Ver a este propósito §s 5º e 6º do estudo em análise.

Já na p. 11, 4º, 5º e 6º §s do referido estudo tomámos conhecimento de uma muito breve História dos Bijagós em que cinco séculos (sécs. XV a XX) são expostos apenas a partir de lutas tribais e étnicas com outros povos que são hoje, tal como os Bijagós, parte integrante da República da Guiné-Bissau. Certamente que a designação de «guerreiros e belicosos» em relação a esta etnia confere no quadro de sobrevivência e correspondente posse de solo no Arquipélago. No séc. XXI esses argumentos colocam-se de outra maneira e de um modo bem mais pacífico do que no passado. A posse da terra está hoje relacionada com a actividade do negócio (turismo, monoculturas (caju) e rápida e indiscriminada modernização de espaços que continuam a manter com o divino (quem com isso se importa?) uma relação ancestral e contemporânea.
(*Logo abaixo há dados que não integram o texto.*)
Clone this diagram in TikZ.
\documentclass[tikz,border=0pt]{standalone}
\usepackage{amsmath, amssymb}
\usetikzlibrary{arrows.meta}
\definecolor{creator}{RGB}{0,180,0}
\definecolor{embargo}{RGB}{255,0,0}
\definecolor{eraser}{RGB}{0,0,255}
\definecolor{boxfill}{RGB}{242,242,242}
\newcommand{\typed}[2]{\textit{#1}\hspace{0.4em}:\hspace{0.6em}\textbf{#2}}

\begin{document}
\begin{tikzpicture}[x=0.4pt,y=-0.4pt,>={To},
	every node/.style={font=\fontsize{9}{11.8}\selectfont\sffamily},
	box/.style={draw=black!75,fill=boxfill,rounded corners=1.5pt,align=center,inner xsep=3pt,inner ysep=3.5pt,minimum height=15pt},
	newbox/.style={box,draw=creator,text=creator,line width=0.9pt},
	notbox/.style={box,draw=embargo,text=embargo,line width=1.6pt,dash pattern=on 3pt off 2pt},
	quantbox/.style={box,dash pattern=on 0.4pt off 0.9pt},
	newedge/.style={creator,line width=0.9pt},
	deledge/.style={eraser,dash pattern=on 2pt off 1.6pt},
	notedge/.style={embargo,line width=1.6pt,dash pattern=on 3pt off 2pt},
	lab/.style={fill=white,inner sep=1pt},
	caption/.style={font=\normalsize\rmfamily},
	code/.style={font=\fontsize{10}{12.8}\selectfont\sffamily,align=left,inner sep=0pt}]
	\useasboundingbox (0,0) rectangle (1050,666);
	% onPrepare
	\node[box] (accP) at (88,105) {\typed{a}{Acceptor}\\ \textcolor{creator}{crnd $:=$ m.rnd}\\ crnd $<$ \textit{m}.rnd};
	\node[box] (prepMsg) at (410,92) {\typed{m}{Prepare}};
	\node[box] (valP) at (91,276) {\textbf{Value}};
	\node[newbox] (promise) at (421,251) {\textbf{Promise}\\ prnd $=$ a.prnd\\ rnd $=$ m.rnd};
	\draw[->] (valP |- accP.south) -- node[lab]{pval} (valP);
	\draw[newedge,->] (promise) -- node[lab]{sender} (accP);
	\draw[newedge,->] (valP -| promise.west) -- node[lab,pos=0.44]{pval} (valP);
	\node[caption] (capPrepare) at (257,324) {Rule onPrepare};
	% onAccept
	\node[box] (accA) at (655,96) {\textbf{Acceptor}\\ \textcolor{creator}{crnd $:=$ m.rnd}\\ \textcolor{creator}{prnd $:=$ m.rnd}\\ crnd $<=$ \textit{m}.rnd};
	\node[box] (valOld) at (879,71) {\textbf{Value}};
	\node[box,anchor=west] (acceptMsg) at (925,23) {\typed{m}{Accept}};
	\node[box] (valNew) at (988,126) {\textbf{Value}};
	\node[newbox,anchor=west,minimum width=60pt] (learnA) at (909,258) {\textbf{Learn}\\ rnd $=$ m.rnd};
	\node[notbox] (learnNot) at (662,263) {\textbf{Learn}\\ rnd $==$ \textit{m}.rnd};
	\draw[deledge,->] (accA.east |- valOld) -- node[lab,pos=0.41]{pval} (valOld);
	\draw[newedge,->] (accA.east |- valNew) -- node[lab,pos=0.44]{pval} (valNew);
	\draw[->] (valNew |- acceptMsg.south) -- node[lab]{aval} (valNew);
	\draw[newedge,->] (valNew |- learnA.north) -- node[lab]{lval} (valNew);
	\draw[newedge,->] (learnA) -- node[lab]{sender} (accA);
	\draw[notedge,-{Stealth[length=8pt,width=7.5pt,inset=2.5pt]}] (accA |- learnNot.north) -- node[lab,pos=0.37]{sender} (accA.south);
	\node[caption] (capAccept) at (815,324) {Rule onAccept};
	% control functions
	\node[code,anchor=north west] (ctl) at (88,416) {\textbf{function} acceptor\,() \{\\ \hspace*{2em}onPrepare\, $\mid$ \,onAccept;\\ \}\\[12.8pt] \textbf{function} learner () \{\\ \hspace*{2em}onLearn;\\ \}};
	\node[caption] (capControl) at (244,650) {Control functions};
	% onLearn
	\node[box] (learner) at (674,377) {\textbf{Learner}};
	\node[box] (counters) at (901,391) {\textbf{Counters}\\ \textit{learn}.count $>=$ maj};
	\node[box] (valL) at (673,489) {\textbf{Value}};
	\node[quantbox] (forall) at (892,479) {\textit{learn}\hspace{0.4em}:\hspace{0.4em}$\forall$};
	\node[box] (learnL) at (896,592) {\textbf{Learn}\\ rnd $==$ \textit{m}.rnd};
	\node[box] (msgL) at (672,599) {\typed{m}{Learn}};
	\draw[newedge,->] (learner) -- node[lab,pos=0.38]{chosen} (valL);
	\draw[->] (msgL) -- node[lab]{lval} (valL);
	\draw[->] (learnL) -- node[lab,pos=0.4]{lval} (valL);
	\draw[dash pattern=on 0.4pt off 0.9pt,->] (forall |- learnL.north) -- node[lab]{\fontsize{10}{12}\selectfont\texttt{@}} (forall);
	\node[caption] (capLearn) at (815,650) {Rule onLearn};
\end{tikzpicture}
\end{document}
Discutimos já no final da aula a presença da colonização portuguesa que, no caso dos Bijagós exerceu poder distinto daquele que levou milhões de pessoas escravizadas para o continente americano. A subalternização do povo Bijagó foi, de forma restrita, um exercício de poder sobre a sua etnia, se bem que os valores e princípios defendidos por este povo tenham conseguido sobreviver ao domínio português. É disso prova o que eles ainda são hoje, ainda que em modo de recolonização gradual pelo fascínio exercido pela mundialização exercida pelo Ocidente.

 

Leituras recomendadas

DAMÁSIO, António 2017. A Estranha Ordem das Coisas – A vida, os sentimentos e as culturas humanas, Lisboa: Temas e Debates | Círculo de Leitores. Pesquisa orientada a partir de índice de conceitos no final da obra. O conceito em estudo é homeostasia. A referência no volume em papel é a p. 374.

SARAIVA, Clara 2015. Os Sítios Sagrados no Arquipélago dos Bijagós, Lisboa: Instituto Marquês de Valle Flor.